Exactly as written, retype the listing below, omitting the pictures.

START

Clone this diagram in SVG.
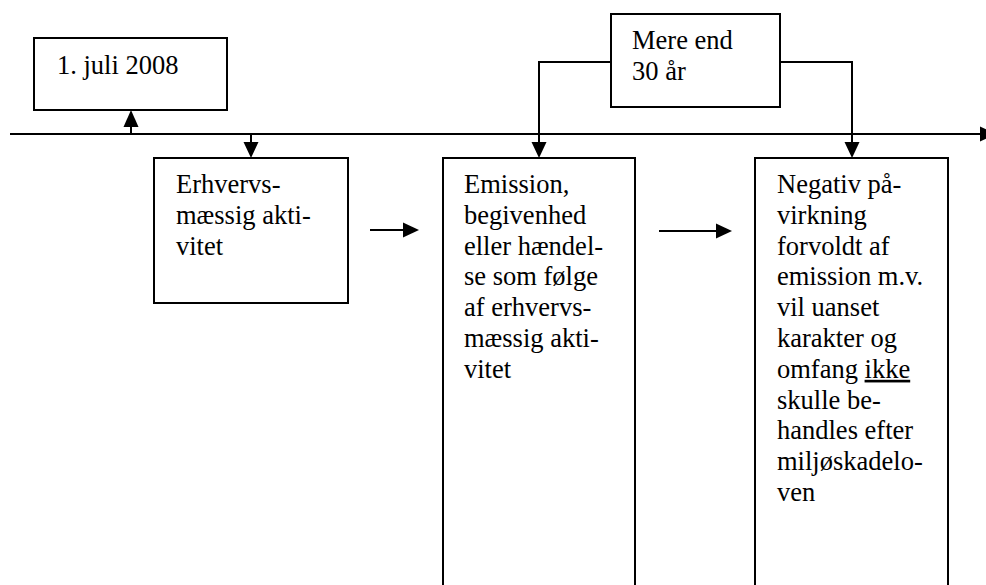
<svg xmlns="http://www.w3.org/2000/svg" width="986" height="585" viewBox="0 0 986 585">
<rect width="986" height="585" fill="#fff"/>
<g id="connectors" fill="none" stroke="#000" stroke-width="2">
<line x1="10" y1="134" x2="982" y2="134"/>
<line x1="131" y1="134" x2="131" y2="126"/>
<line x1="251" y1="134" x2="251" y2="143"/>
<path d="M611,62 H539 V143"/>
<path d="M780,62 H852 V143"/>
<line x1="370" y1="230" x2="404" y2="230"/>
<line x1="659" y1="231" x2="717" y2="231"/>
<g fill="#000" stroke="none">
<polygon points="996,134 980,126.5 980,141.5"/>
<polygon points="131,110 123.5,127 138.5,127"/>
<polygon points="251,158 243.5,142 258.5,142"/>
<polygon points="539,158 531.5,142 546.5,142"/>
<polygon points="852,158 844.5,142 859.5,142"/>
<polygon points="419,230 403,222.5 403,237.5"/>
<polygon points="732,231 716,223.5 716,238.5"/>
</g>
</g>
<g id="date">
<rect x="34" y="38" width="193" height="72" fill="#fff" stroke="#000" stroke-width="2"/>
<text x="57" y="74" style="font-family:'Liberation Serif',serif;font-size:26.5px">1. juli 2008</text>
</g>
<g id="period">
<rect x="611" y="14" width="169" height="93" fill="#fff" stroke="#000" stroke-width="2"/>
<text x="632" y="49" style="font-family:'Liberation Serif',serif;font-size:26.5px">Mere end</text>
<text x="632" y="80" style="font-family:'Liberation Serif',serif;font-size:26.5px">30 år</text>
</g>
<g id="activity">
<rect x="154" y="158" width="194" height="145" fill="#fff" stroke="#000" stroke-width="2"/>
<text x="176" y="193" style="font-family:'Liberation Serif',serif;font-size:26.5px">Erhvervs-</text>
<text x="176" y="223.8" style="font-family:'Liberation Serif',serif;font-size:26.5px">mæssig akti-</text>
<text x="176" y="254.6" style="font-family:'Liberation Serif',serif;font-size:26.5px">vitet</text>
</g>
<g id="emission">
<rect x="443" y="158" width="192" height="440" fill="#fff" stroke="#000" stroke-width="2"/>
<text x="464" y="193" style="font-family:'Liberation Serif',serif;font-size:26.5px">Emission,</text>
<text x="464" y="223.8" style="font-family:'Liberation Serif',serif;font-size:26.5px">begivenhed</text>
<text x="464" y="254.6" style="font-family:'Liberation Serif',serif;font-size:26.5px">eller hændel-</text>
<text x="464" y="285.4" style="font-family:'Liberation Serif',serif;font-size:26.5px">se som følge</text>
<text x="464" y="316.2" style="font-family:'Liberation Serif',serif;font-size:26.5px">af erhvervs-</text>
<text x="464" y="347" style="font-family:'Liberation Serif',serif;font-size:26.5px">mæssig akti-</text>
<text x="464" y="377.8" style="font-family:'Liberation Serif',serif;font-size:26.5px">vitet</text>
</g>
<g id="impact">
<rect x="755" y="158" width="193" height="440" fill="#fff" stroke="#000" stroke-width="2"/>
<text x="777" y="193" style="font-family:'Liberation Serif',serif;font-size:26.5px">Negativ på-</text>
<text x="777" y="223.8" style="font-family:'Liberation Serif',serif;font-size:26.5px">virkning</text>
<text x="777" y="254.6" style="font-family:'Liberation Serif',serif;font-size:26.5px">forvoldt af</text>
<text x="777" y="285.4" style="font-family:'Liberation Serif',serif;font-size:26.5px">emission m.v.</text>
<text x="777" y="316.2" style="font-family:'Liberation Serif',serif;font-size:26.5px">vil uanset</text>
<text x="777" y="347" style="font-family:'Liberation Serif',serif;font-size:26.5px">karakter og</text>
<text x="777" y="377.8" style="font-family:'Liberation Serif',serif;font-size:26.5px">omfang <tspan text-decoration="underline">ikke</tspan></text>
<text x="777" y="408.6" style="font-family:'Liberation Serif',serif;font-size:26.5px">skulle be-</text>
<text x="777" y="439.4" style="font-family:'Liberation Serif',serif;font-size:26.5px">handles efter</text>
<text x="777" y="470.2" style="font-family:'Liberation Serif',serif;font-size:26.5px">miljøskadelo-</text>
<text x="777" y="501" style="font-family:'Liberation Serif',serif;font-size:26.5px">ven</text>
</g>
</svg>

END

THE COMPLETED TASK:
Clone this diagram in SVG.
<svg xmlns="http://www.w3.org/2000/svg" width="986" height="585" viewBox="0 0 986 585">
<rect width="986" height="585" fill="#fff"/>
<g id="connectors" fill="none" stroke="#000" stroke-width="2">
<line x1="10" y1="134" x2="982" y2="134"/>
<line x1="131" y1="134" x2="131" y2="126"/>
<line x1="251" y1="134" x2="251" y2="143"/>
<path d="M611,62 H539 V143"/>
<path d="M780,62 H852 V143"/>
<line x1="370" y1="230" x2="404" y2="230"/>
<line x1="659" y1="231" x2="717" y2="231"/>
<g fill="#000" stroke="none">
<polygon points="996,134 980,126.5 980,141.5"/>
<polygon points="131,110 123.5,127 138.5,127"/>
<polygon points="251,158 243.5,142 258.5,142"/>
<polygon points="539,158 531.5,142 546.5,142"/>
<polygon points="852,158 844.5,142 859.5,142"/>
<polygon points="419,230 403,222.5 403,237.5"/>
<polygon points="732,231 716,223.5 716,238.5"/>
</g>
</g>
<g id="date">
<rect x="34" y="38" width="193" height="72" fill="#fff" stroke="#000" stroke-width="2"/>
<text x="57" y="74" style="font-family:'Liberation Serif',serif;font-size:26.5px">1. juli 2008</text>
</g>
<g id="period">
<rect x="611" y="14" width="169" height="93" fill="#fff" stroke="#000" stroke-width="2"/>
<text x="632" y="49" style="font-family:'Liberation Serif',serif;font-size:26.5px">Mere end</text>
<text x="632" y="80" style="font-family:'Liberation Serif',serif;font-size:26.5px">30 år</text>
</g>
<g id="activity">
<rect x="154" y="158" width="194" height="145" fill="#fff" stroke="#000" stroke-width="2"/>
<text x="176" y="193" style="font-family:'Liberation Serif',serif;font-size:26.5px">Erhvervs-</text>
<text x="176" y="223.8" style="font-family:'Liberation Serif',serif;font-size:26.5px">mæssig akti-</text>
<text x="176" y="254.6" style="font-family:'Liberation Serif',serif;font-size:26.5px">vitet</text>
</g>
<g id="emission">
<rect x="443" y="158" width="192" height="440" fill="#fff" stroke="#000" stroke-width="2"/>
<text x="464" y="193" style="font-family:'Liberation Serif',serif;font-size:26.5px">Emission,</text>
<text x="464" y="223.8" style="font-family:'Liberation Serif',serif;font-size:26.5px">begivenhed</text>
<text x="464" y="254.6" style="font-family:'Liberation Serif',serif;font-size:26.5px">eller hændel-</text>
<text x="464" y="285.4" style="font-family:'Liberation Serif',serif;font-size:26.5px">se som følge</text>
<text x="464" y="316.2" style="font-family:'Liberation Serif',serif;font-size:26.5px">af erhvervs-</text>
<text x="464" y="347" style="font-family:'Liberation Serif',serif;font-size:26.5px">mæssig akti-</text>
<text x="464" y="377.8" style="font-family:'Liberation Serif',serif;font-size:26.5px">vitet</text>
</g>
<g id="impact">
<rect x="755" y="158" width="193" height="440" fill="#fff" stroke="#000" stroke-width="2"/>
<text x="777" y="193" style="font-family:'Liberation Serif',serif;font-size:26.5px">Negativ på-</text>
<text x="777" y="223.8" style="font-family:'Liberation Serif',serif;font-size:26.5px">virkning</text>
<text x="777" y="254.6" style="font-family:'Liberation Serif',serif;font-size:26.5px">forvoldt af</text>
<text x="777" y="285.4" style="font-family:'Liberation Serif',serif;font-size:26.5px">emission m.v.</text>
<text x="777" y="316.2" style="font-family:'Liberation Serif',serif;font-size:26.5px">vil uanset</text>
<text x="777" y="347" style="font-family:'Liberation Serif',serif;font-size:26.5px">karakter og</text>
<text x="777" y="377.8" style="font-family:'Liberation Serif',serif;font-size:26.5px">omfang <tspan text-decoration="underline">ikke</tspan></text>
<text x="777" y="408.6" style="font-family:'Liberation Serif',serif;font-size:26.5px">skulle be-</text>
<text x="777" y="439.4" style="font-family:'Liberation Serif',serif;font-size:26.5px">handles efter</text>
<text x="777" y="470.2" style="font-family:'Liberation Serif',serif;font-size:26.5px">miljøskadelo-</text>
<text x="777" y="501" style="font-family:'Liberation Serif',serif;font-size:26.5px">ven</text>
</g>
</svg>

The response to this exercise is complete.